[Part of a data file]
════════
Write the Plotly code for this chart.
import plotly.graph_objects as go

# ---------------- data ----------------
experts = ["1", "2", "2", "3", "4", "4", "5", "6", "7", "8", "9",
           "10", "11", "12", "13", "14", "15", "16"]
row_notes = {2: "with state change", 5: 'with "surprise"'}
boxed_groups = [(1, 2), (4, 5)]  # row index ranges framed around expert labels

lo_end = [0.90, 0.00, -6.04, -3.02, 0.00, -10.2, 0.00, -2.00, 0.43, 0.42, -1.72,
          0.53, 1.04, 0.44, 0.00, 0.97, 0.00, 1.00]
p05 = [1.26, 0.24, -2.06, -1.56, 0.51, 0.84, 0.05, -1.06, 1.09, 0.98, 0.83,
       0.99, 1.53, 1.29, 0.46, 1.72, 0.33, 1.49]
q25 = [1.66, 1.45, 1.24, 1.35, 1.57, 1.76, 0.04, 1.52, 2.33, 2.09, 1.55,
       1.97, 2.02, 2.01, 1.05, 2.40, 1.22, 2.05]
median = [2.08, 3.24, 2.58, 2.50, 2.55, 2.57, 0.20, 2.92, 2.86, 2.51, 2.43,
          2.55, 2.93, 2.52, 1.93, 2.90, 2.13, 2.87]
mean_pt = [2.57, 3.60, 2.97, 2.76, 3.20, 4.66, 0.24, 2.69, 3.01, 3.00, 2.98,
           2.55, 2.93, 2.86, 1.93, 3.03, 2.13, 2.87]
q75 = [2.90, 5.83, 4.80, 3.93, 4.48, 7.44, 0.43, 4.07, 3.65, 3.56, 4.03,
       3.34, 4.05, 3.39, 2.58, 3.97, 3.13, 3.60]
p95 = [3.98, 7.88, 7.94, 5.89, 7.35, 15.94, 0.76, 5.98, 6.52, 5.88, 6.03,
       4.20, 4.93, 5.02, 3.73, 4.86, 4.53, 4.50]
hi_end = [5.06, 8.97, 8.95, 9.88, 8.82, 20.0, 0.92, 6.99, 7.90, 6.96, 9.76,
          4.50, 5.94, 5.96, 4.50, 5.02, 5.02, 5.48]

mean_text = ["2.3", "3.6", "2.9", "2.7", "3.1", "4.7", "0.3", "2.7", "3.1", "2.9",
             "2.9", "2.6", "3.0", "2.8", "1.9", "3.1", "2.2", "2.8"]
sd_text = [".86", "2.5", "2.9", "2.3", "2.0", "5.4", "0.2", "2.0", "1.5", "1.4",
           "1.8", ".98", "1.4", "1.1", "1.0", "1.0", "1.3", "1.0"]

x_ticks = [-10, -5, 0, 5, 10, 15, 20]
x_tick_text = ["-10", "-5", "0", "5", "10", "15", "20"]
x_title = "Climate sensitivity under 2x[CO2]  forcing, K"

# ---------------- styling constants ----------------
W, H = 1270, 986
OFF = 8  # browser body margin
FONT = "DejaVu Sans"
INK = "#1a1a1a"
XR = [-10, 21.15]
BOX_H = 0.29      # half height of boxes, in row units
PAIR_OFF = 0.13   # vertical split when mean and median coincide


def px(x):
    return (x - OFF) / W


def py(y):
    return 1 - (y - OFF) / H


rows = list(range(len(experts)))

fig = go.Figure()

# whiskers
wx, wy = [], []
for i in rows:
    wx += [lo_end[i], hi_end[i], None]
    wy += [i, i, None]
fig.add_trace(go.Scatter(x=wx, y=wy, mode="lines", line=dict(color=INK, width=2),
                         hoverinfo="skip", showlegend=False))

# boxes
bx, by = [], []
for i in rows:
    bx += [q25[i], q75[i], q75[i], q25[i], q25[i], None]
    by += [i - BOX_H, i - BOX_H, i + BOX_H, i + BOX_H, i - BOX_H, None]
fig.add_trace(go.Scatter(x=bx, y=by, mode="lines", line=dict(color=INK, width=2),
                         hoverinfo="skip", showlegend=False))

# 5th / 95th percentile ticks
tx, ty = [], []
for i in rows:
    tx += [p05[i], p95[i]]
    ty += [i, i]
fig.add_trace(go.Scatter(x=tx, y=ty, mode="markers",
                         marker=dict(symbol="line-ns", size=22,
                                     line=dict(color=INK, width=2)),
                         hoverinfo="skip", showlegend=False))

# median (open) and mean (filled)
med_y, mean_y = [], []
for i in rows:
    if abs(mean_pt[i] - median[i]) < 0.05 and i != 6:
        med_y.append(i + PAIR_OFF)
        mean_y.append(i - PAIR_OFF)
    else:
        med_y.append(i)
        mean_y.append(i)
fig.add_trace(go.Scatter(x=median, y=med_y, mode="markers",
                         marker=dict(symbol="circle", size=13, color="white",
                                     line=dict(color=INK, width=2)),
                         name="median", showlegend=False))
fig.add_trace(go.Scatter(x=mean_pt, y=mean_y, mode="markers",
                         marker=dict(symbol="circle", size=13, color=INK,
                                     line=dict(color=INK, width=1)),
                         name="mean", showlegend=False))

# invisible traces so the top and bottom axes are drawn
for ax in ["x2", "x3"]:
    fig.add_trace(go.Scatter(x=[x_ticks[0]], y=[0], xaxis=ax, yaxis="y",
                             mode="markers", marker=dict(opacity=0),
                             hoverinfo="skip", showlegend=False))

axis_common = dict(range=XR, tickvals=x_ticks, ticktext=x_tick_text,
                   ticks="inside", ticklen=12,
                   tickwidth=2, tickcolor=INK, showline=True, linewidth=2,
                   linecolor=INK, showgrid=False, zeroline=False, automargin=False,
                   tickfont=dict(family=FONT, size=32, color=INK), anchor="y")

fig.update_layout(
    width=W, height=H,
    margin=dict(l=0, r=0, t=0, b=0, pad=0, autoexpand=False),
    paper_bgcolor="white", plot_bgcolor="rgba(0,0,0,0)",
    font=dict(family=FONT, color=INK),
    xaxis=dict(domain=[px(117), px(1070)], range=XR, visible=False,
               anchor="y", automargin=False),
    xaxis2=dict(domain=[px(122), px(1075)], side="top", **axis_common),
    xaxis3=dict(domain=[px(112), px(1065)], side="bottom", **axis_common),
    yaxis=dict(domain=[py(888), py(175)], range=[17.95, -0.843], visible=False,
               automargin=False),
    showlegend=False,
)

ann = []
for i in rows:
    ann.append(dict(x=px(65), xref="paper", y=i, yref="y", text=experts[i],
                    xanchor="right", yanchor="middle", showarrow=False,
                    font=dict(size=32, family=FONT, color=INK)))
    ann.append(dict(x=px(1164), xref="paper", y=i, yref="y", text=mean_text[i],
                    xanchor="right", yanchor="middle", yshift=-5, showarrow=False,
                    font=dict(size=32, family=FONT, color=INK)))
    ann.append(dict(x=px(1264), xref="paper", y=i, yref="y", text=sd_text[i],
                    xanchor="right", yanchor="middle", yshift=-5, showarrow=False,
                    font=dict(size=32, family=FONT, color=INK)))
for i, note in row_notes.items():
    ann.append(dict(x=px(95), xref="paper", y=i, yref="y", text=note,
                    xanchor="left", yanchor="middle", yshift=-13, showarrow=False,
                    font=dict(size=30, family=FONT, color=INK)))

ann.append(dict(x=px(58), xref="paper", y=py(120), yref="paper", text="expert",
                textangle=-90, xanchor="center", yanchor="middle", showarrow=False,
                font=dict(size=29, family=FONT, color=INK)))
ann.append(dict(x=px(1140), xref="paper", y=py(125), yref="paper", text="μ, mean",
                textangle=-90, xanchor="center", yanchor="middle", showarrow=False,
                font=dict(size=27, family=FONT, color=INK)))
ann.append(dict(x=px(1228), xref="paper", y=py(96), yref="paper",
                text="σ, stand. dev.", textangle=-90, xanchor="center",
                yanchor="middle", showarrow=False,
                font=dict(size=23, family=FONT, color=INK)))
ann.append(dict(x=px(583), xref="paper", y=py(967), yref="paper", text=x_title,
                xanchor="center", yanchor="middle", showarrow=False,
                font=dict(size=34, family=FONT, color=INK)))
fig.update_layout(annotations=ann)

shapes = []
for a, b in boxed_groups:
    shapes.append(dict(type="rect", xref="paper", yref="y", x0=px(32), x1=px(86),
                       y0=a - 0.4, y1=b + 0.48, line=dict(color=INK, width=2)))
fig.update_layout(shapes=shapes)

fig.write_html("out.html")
════════
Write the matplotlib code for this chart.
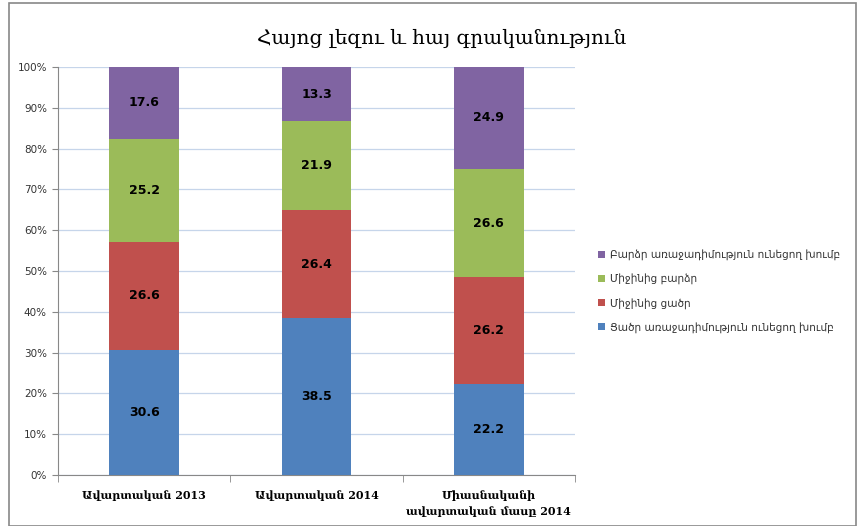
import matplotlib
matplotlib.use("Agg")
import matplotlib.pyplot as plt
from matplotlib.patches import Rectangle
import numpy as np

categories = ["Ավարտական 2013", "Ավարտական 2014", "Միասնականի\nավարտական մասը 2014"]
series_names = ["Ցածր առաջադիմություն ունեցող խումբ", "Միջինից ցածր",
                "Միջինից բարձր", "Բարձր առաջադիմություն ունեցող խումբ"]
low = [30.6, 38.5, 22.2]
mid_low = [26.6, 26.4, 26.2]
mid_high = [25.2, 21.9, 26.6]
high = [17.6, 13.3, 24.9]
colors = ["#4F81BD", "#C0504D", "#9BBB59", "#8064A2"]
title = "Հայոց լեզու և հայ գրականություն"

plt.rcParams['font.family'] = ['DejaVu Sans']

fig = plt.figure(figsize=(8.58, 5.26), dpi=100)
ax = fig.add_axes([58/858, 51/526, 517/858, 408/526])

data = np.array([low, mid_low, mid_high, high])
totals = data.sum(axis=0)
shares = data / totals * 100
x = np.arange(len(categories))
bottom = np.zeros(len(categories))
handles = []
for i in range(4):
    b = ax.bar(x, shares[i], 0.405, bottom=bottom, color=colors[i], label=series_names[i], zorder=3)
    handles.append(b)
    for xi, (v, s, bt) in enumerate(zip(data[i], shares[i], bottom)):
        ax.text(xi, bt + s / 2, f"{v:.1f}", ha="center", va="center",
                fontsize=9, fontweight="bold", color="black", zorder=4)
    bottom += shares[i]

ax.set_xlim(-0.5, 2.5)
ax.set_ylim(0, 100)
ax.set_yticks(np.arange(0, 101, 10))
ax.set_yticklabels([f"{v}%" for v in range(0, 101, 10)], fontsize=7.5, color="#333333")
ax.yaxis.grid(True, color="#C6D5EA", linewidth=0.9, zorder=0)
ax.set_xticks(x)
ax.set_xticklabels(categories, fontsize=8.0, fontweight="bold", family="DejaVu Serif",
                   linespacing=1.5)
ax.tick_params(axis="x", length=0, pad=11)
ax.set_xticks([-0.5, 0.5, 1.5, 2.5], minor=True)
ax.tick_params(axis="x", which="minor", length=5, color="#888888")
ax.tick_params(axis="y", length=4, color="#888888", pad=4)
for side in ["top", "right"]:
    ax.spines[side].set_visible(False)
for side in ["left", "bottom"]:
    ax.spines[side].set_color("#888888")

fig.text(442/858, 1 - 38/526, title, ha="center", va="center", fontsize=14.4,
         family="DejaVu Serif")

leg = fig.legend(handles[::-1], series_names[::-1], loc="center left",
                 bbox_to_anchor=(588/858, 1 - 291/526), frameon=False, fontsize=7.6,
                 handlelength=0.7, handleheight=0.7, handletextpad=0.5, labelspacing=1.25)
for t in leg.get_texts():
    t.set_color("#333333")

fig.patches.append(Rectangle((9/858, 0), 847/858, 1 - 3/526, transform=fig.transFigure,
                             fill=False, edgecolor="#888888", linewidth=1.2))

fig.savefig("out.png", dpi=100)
════════
- _STATED EXERCISE_: Retype exactly the lines from the one with "Write the matplotlib code for this chart." through the one with "import numpy as np", both included, and nothing else; leave out the pictures.

- _ANSWER TO THE EXERCISE_:
Write the matplotlib code for this chart.
import matplotlib
matplotlib.use("Agg")
import matplotlib.pyplot as plt
from matplotlib.patches import Rectangle
import numpy as np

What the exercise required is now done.